Since drag is a force acting against your intended velocity, adding weight to your body can have a similar effect. With a weighted vest, you’re not actually experiencing more headwind, but it sure feels like it. The adaptions to your legs, A.K.A. wheels, are effectively the same.

The key to running with a vest is to first find a vest that fits you. You can toss bricks in a backpack to create the same effect, but you’ll have bruises on your hips and back. Not a good plan. A sloppy-fitting vest can bruise you too. You could also tow a weighted sled, but not far. Vests are more versatile.

The weights in the vest should snap into tight pockets. The vest should pull tight in all direction until it becomes part of you. On the downside, it may make breathing difficult, but this is training.

If you’re running steady-state cardio, like marathon training, you can just wear that vest on runs. Alternatively, you alternate between wearing it and not wearing it., running short distances.

Alternating on and off will not only keep the activity more interesting, the variable challenges will force you to work harder to adjust, keep your nervous system in an adaption phase. Try one method for a month, then the other the next. See which renders better improvements in your standard times.

Parachute

(source: groupon.com)

(source: groupon.com)

You may have seen these. They are just what they sound like; a parachute that trails behind you. This is a drag, literally.

For runners who do run against headwinds, like places where the wind may pick up at random, training with a chute is almost mandatory. You have to be ready for that wind to sack you at any moment. Otherwise, when it hits, you’re done.

What the chute gives you that a weighted vest cannot, is something called variable resistance. The harder you run, the more resistance you feel, just like the effect of a headwind. For athletes, parachutes are usually used by sprinters trying to squeeze every hundredth of a second from their sprint that they can.

Don’t assume you won’t benefit if you are training for a marathon. Think about it in these terms: If you could run every marathon with a parachute, then one day ran one without, you would run like the wind. Deploy for the last 10-50% of your training until you acclimate.

Hills

(source: runnersworld.co.uk)

(source: runnersworld.co.uk)

When all else fails, hills make a cheap, equipment-free alternative for creating drag. Depending on the hills where you train, you may get the added benefit of temperature and oxygen variables.

If you’re training for a run in the desert, you may want to rethink this type of drag. Try to find hills that get you as close as possible to the climate of the environment where you will compete or train.

You can use hills in a number of ways. The straight forward method is to pick a path then run it. In most cases, this will help you create power better than your flats run no matter what. You can also find an appropriate hill, considering your conditioning level, then use it to run hill sprints.

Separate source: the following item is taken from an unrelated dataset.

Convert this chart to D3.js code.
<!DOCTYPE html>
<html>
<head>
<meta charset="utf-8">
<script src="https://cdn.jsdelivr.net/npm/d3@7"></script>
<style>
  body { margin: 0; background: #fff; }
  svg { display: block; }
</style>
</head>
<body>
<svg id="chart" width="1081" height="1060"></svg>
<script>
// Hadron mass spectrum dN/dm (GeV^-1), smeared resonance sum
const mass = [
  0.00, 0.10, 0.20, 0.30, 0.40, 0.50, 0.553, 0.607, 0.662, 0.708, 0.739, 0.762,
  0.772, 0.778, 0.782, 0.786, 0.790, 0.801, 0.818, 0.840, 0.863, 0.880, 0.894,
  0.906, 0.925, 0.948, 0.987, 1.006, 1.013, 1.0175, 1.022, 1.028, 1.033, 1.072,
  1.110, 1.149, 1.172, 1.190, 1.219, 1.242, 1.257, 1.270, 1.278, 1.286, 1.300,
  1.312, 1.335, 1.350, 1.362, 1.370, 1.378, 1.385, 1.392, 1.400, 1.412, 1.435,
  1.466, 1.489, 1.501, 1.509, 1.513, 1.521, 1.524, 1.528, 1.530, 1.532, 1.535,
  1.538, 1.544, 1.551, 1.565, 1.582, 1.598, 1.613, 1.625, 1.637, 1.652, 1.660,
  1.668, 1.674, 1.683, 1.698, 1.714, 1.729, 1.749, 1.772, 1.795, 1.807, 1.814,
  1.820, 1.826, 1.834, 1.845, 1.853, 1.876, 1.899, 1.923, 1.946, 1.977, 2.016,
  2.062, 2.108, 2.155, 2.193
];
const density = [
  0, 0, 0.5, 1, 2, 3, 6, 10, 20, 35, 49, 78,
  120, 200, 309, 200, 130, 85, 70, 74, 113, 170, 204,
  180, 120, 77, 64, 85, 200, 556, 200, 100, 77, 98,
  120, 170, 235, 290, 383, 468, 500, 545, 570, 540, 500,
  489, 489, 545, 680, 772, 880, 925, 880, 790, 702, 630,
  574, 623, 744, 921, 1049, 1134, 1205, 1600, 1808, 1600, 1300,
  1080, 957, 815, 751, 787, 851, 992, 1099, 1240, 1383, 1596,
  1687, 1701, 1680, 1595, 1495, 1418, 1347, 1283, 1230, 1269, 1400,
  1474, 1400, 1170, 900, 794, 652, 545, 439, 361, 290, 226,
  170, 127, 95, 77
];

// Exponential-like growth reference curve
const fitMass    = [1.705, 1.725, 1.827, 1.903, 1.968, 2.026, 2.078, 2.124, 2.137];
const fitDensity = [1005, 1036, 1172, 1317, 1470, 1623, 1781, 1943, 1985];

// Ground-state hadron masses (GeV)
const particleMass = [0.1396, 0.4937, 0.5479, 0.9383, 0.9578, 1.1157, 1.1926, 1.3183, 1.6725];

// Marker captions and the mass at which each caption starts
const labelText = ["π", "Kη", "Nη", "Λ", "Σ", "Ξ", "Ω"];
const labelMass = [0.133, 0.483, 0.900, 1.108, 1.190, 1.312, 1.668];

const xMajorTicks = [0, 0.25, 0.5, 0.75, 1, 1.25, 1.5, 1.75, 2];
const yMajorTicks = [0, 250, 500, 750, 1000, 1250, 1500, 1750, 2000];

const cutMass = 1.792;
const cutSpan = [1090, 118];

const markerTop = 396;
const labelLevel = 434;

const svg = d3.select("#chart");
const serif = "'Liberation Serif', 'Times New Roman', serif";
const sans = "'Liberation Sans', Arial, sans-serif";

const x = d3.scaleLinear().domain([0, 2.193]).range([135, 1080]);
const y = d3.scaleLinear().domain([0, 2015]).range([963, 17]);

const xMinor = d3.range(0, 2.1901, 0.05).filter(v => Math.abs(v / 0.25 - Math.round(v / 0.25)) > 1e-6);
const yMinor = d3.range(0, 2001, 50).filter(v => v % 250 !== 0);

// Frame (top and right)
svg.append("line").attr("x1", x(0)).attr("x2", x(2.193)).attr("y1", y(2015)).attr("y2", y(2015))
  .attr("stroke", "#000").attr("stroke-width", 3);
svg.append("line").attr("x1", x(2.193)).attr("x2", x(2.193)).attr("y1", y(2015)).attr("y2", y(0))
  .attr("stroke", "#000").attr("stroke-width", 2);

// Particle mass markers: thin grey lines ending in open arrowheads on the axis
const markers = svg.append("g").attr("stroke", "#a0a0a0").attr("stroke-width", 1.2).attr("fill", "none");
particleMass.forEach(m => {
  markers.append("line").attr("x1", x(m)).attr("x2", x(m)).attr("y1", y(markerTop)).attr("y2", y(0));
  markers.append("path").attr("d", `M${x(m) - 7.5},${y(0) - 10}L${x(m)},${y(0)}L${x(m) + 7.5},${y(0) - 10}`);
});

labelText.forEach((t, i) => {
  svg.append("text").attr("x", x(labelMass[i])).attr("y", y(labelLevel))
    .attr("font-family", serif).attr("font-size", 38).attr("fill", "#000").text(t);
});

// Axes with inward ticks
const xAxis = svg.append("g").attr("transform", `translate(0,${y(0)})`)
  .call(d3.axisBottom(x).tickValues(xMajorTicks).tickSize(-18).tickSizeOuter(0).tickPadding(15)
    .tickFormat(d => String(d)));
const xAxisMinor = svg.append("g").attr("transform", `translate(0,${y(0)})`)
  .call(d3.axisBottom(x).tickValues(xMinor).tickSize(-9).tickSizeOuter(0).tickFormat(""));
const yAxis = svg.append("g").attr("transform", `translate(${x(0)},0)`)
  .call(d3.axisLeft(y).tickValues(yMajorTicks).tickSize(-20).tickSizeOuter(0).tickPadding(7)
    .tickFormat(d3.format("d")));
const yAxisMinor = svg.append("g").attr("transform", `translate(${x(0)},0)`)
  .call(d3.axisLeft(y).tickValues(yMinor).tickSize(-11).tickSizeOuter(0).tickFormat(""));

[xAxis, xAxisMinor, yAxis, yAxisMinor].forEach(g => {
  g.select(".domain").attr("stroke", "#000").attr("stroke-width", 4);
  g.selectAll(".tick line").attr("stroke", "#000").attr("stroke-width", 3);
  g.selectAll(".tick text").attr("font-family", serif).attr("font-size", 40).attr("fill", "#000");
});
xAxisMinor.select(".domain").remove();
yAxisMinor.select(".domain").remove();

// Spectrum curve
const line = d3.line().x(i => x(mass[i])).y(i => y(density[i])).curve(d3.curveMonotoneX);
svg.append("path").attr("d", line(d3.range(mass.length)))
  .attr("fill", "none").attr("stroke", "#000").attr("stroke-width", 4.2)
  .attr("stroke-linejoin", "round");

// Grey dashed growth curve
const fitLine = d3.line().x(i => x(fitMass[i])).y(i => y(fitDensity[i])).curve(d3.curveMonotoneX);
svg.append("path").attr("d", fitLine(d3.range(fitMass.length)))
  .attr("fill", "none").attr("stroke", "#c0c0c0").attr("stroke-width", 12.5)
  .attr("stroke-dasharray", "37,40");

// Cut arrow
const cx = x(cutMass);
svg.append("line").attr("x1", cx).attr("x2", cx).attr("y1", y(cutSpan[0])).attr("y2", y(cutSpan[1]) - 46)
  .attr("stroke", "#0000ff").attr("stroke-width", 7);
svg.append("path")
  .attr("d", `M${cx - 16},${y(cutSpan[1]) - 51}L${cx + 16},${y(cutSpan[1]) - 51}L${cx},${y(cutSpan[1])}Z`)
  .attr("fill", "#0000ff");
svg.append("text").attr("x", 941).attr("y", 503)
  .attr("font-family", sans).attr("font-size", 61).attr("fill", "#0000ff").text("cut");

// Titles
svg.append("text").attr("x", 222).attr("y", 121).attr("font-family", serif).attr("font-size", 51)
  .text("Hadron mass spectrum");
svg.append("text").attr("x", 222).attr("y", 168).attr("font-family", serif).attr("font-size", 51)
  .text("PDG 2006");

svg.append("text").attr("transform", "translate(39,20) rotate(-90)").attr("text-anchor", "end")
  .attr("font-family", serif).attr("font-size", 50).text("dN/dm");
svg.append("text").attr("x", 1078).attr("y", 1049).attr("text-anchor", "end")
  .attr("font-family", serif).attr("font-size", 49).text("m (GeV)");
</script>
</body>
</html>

When you run hill sprints make sure to ease back down the hill, but run hard the whole way up that thing, then take breaks as necessary. You can overheat fast on hill sprint, so stay hydrated, but don’t water log your stomach. That’s a recipe for vomit.

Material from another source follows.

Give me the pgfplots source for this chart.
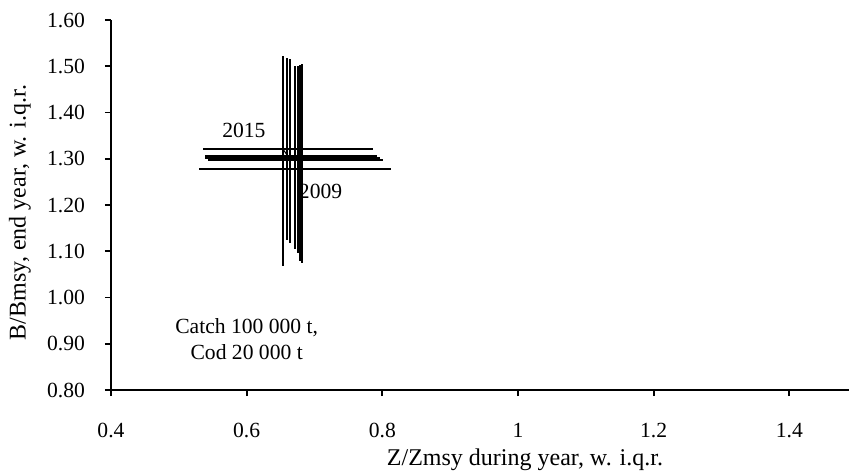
\documentclass[border=0pt]{standalone}
\usepackage{fontspec}
\setmainfont{Liberation Serif}
\usepackage{pgfplots}
\pgfplotsset{compat=1.18}
\begin{document}
\begin{tikzpicture}[font=\fontsize{10.8bp}{13bp}\selectfont]
\useasboundingbox (-55.5bp,-42bp) rectangle (369bp,195bp);
\begin{axis}[
  at={(0,0)}, anchor=south west,
  scale only axis, width=369bp, height=185bp,
  xmin=0.4, xmax=1.488, ymin=0.8, ymax=1.6,
  axis lines*=left,
  axis line style={line width=1.1bp},
  xtick={0.4,0.6,0.8,1,1.2,1.4},
  ytick={0.8,0.9,1.0,1.1,1.2,1.3,1.4,1.5,1.6},
  yticklabel style={xshift=-6.5bp},
  yticklabel style={/pgf/number format/.cd, fixed, fixed zerofill, precision=2},
  xticklabel style={yshift=-10bp},
  /pgf/number format/assume math mode=true,
  tick align=outside, tick style={black, line width=0.9bp},
  major tick length=3bp,
  every tick label/.append style={font=\fontsize{10.8bp}{13bp}\selectfont},
  xlabel={Z/Zmsy during year, w. i.q.r.},
  ylabel={B/Bmsy, end year, w. i.q.r.},
  xlabel style={at={(axis description cs:0.561,0)}, anchor=center, yshift=-35bp, font=\fontsize{12bp}{14bp}\selectfont},
  ylabel style={at={([xshift=-45.5bp]axis description cs:0,0.48)}, anchor=center, font=\fontsize{12bp}{14bp}\selectfont},
  clip=false,
]
\addplot[black, line width=0.5bp, mark=none,
  error bars/.cd, x dir=both, x explicit, y dir=both, y explicit,
  error mark=none, error bar style={line width=1bp, black}]
  coordinates {
    (0.681,1.277) += (0.1315,0.228) -= (0.151,0.202)
    (0.679,1.297) += (0.122,0.206) -= (0.1355,0.219)
    (0.675,1.297) += (0.125,0.203) -= (0.132,0.201)
    (0.671,1.302) += (0.126,0.199) -= (0.132,0.197)
    (0.6645,1.307) += (0.1275,0.208) -= (0.1255,0.189)
    (0.660,1.307) += (0.130,0.211) -= (0.122,0.183)
    (0.654,1.320) += (0.132,0.203) -= (0.118,0.251)
  };
\node at (axis cs:0.596,1.362) {2015};
\node at (axis cs:0.709,1.229) {2009};
\node[align=center, inner sep=0pt] at (axis cs:0.60,0.910) {Catch 100 000 t,\\Cod 20 000 t};
\end{axis}
\end{tikzpicture}
\end{document}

In any case, pace yourself until you adjust to given hill. It may take more than a month. Then find one that’s longer or steeper. Start at the bottom.

If you’re insane, you can combine these methods. If you can run the steepest hill near you with a weighted vest and a ‘chute, nobody is gonna catch you when that gun goes off, even if it’s only in your head.

These are not training methods for the uninitiated. You need some conditioning before you start running against drag. Nausea is still common, even if you’re accustomed to pain. Plenty of water, plenty of rest. Eat right after you train. You’ll get faster, promise.